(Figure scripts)

——

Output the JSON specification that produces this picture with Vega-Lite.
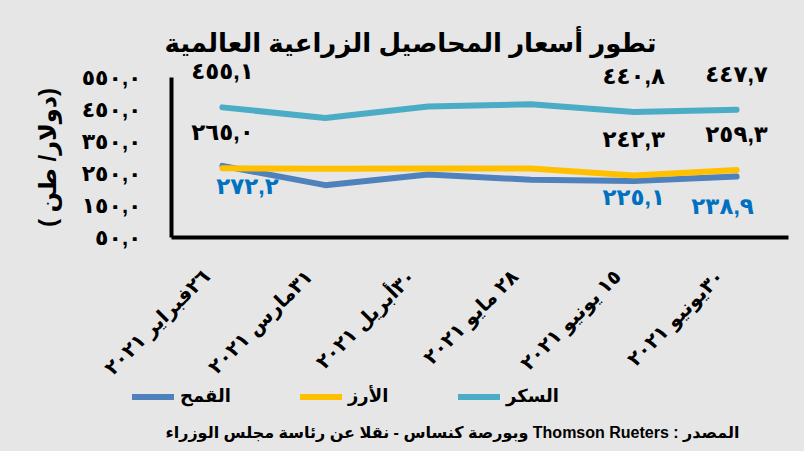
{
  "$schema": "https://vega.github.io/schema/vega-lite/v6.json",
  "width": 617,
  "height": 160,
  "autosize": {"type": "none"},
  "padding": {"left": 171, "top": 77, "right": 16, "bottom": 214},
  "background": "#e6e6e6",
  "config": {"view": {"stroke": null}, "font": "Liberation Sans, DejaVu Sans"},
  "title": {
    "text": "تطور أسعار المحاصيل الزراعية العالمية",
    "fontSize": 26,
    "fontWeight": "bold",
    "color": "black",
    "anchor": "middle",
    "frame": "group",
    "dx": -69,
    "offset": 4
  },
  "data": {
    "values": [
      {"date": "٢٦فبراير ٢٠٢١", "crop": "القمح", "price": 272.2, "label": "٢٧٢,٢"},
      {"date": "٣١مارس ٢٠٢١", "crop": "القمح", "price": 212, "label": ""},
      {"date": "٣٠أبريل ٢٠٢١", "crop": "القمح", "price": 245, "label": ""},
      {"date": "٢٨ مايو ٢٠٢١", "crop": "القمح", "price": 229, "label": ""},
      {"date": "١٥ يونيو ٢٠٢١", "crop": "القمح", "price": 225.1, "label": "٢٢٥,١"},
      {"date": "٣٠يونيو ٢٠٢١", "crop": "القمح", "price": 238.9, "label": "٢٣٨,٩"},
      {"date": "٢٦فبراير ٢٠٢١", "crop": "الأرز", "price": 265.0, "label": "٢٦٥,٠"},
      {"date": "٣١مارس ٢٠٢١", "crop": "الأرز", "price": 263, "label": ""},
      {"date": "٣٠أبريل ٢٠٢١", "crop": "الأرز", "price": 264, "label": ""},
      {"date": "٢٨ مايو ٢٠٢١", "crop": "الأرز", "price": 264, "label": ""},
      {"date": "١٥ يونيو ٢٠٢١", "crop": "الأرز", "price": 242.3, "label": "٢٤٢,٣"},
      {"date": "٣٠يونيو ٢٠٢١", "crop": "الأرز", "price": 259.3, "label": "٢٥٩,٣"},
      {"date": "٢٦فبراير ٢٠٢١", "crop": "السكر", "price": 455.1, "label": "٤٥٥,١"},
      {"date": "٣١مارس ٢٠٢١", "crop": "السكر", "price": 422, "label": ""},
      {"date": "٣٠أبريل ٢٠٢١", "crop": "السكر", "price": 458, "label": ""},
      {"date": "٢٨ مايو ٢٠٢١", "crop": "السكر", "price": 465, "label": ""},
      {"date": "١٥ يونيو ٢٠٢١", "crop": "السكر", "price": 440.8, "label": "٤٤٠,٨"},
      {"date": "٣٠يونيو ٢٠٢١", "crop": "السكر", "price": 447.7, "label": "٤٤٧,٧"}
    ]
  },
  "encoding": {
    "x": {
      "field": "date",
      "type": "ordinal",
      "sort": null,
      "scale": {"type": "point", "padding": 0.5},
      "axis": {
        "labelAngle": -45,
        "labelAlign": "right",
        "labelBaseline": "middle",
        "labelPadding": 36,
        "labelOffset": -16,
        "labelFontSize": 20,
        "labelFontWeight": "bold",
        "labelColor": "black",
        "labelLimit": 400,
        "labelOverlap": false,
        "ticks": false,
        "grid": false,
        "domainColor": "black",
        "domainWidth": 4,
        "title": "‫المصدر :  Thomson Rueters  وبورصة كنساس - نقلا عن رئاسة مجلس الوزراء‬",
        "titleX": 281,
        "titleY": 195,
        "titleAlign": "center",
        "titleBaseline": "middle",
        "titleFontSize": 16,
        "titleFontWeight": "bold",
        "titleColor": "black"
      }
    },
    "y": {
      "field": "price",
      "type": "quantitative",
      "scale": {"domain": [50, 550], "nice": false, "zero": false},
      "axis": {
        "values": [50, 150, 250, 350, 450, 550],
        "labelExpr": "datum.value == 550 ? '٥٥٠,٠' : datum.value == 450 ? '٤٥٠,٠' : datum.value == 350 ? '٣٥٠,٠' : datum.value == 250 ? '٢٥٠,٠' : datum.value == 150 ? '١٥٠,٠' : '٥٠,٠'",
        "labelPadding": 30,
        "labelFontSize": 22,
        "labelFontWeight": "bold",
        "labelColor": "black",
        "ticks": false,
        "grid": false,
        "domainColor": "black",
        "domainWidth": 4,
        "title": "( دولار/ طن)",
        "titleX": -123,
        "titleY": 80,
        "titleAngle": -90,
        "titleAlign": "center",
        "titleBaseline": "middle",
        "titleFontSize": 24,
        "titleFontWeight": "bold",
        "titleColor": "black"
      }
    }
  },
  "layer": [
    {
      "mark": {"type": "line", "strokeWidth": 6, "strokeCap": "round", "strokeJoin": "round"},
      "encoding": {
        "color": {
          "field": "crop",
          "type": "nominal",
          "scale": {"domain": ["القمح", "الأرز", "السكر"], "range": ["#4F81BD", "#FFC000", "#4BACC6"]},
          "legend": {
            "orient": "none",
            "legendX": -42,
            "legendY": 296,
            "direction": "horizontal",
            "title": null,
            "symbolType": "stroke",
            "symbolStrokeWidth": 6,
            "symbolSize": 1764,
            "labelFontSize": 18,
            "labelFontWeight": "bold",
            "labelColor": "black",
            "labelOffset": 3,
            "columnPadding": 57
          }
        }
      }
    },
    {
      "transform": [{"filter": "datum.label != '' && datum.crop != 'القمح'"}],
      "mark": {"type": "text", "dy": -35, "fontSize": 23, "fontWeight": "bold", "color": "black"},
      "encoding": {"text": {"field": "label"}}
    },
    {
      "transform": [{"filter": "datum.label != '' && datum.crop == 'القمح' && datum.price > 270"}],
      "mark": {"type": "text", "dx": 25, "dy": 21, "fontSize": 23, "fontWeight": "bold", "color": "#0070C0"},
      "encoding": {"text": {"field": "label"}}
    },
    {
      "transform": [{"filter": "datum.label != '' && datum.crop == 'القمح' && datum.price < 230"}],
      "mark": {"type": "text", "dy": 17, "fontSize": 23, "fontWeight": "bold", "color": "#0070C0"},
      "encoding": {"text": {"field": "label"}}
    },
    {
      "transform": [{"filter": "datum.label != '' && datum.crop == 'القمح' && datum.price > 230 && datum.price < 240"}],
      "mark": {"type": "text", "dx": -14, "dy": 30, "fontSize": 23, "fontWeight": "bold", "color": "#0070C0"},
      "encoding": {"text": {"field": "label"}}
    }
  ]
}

——

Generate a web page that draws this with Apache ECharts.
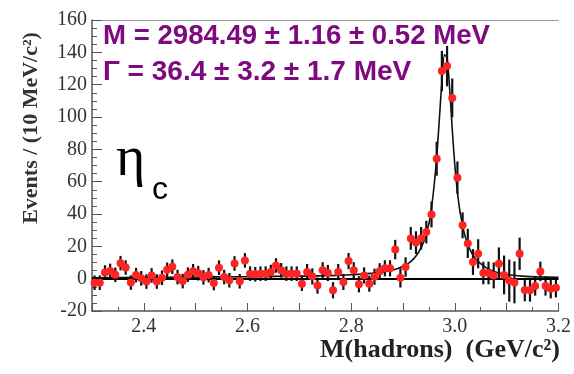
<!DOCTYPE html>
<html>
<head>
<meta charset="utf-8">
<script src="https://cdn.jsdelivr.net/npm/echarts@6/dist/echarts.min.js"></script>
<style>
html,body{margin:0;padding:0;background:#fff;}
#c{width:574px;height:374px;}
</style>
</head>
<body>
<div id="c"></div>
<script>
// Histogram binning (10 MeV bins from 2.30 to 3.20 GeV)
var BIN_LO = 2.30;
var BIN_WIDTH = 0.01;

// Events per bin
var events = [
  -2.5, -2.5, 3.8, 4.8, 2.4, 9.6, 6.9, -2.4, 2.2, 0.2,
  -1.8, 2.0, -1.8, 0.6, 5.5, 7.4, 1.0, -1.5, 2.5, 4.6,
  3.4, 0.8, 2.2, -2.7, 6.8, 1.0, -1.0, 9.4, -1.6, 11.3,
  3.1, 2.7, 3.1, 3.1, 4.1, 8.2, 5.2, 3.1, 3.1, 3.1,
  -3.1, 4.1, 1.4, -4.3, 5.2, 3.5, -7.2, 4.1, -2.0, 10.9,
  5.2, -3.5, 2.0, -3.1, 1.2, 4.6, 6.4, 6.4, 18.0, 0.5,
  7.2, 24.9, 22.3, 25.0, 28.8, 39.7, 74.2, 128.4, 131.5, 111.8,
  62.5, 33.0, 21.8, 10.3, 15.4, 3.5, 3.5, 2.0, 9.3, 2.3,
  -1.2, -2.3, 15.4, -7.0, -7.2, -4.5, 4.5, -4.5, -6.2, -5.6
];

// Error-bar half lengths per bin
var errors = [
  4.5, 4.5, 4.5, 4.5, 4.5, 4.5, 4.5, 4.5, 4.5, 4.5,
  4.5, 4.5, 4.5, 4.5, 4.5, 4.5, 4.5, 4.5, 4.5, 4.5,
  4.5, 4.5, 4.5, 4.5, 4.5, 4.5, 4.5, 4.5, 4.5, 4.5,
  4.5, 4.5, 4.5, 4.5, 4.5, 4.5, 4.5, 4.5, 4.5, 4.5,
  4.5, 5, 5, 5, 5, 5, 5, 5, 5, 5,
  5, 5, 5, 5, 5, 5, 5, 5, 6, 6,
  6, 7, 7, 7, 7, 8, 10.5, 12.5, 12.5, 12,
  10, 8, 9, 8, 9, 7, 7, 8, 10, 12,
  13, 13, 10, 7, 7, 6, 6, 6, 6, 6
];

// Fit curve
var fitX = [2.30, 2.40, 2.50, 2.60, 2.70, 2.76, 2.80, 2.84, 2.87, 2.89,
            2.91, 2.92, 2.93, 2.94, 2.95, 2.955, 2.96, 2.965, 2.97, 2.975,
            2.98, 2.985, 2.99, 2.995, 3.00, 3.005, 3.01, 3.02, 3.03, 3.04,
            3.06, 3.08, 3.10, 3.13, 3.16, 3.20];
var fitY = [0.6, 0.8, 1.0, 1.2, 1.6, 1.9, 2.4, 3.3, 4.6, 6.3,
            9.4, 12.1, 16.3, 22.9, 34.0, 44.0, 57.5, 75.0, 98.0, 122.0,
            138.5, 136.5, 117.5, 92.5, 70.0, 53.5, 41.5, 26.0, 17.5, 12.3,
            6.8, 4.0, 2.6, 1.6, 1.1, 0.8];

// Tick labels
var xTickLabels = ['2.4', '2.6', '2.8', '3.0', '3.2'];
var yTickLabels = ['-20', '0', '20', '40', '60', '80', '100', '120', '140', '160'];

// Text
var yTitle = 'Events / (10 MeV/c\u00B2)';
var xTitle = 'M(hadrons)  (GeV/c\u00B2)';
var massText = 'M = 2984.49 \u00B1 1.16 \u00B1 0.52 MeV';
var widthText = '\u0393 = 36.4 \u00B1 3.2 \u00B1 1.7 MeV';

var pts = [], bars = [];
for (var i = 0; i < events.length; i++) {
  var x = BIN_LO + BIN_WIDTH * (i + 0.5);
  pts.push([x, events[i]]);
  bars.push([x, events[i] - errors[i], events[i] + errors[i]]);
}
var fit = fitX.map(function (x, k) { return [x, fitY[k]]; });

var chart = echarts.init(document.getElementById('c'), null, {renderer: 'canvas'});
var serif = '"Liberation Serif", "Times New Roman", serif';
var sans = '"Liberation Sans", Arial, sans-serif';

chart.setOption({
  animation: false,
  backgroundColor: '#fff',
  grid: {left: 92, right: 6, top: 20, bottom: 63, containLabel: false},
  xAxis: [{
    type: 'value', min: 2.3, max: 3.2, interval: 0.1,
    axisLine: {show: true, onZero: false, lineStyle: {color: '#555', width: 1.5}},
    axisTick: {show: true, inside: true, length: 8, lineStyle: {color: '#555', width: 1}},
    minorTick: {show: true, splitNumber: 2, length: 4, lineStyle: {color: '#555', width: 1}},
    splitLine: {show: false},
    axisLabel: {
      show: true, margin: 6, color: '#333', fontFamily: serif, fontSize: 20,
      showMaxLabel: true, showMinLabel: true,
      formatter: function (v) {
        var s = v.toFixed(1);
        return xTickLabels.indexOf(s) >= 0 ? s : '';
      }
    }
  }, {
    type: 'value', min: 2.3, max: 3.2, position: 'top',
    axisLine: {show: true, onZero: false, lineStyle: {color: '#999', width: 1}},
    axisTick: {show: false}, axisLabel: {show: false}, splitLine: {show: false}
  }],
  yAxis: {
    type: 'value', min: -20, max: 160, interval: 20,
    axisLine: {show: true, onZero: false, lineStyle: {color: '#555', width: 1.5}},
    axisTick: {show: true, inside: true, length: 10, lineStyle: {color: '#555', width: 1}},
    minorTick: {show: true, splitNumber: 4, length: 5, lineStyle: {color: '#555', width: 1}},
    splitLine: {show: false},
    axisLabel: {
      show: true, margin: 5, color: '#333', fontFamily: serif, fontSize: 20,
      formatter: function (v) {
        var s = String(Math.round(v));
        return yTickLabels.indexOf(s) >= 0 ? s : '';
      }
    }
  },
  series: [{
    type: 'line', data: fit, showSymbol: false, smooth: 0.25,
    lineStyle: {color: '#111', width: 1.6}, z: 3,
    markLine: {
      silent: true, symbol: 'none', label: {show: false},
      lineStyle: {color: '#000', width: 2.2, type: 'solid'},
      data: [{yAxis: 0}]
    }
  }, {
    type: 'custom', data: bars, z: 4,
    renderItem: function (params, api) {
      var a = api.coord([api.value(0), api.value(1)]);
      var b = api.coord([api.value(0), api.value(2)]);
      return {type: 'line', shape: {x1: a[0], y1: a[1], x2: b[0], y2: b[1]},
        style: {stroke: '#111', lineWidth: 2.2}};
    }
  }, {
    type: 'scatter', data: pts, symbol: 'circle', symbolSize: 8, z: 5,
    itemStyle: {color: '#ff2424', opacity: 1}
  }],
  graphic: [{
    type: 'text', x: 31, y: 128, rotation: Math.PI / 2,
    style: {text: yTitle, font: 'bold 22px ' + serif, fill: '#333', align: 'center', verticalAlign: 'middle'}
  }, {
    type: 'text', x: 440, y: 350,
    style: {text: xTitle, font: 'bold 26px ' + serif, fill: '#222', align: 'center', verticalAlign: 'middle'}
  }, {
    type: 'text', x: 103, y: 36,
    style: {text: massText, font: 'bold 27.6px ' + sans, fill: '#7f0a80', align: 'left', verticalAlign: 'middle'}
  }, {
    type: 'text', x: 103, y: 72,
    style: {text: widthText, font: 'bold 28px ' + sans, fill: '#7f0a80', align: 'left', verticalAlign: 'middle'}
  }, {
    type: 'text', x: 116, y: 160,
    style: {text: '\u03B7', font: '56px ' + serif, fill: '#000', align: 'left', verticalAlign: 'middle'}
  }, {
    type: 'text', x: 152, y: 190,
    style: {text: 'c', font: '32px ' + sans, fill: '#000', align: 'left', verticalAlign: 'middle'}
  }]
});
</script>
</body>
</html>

——

- **THE PROBLEM**:
Repeat exactly, and only, the lines from the one containing "Generate a web" through the one containing "var BIN_WIDTH = 0.01;", both included, without the pictures.

- **REPLY**:
Generate a web page that draws this with Apache ECharts.
<!DOCTYPE html>
<html>
<head>
<meta charset="utf-8">
<script src="https://cdn.jsdelivr.net/npm/echarts@6/dist/echarts.min.js"></script>
<style>
html,body{margin:0;padding:0;background:#fff;}
#c{width:574px;height:374px;}
</style>
</head>
<body>
<div id="c"></div>
<script>
// Histogram binning (10 MeV bins from 2.30 to 3.20 GeV)
var BIN_LO = 2.30;
var BIN_WIDTH = 0.01;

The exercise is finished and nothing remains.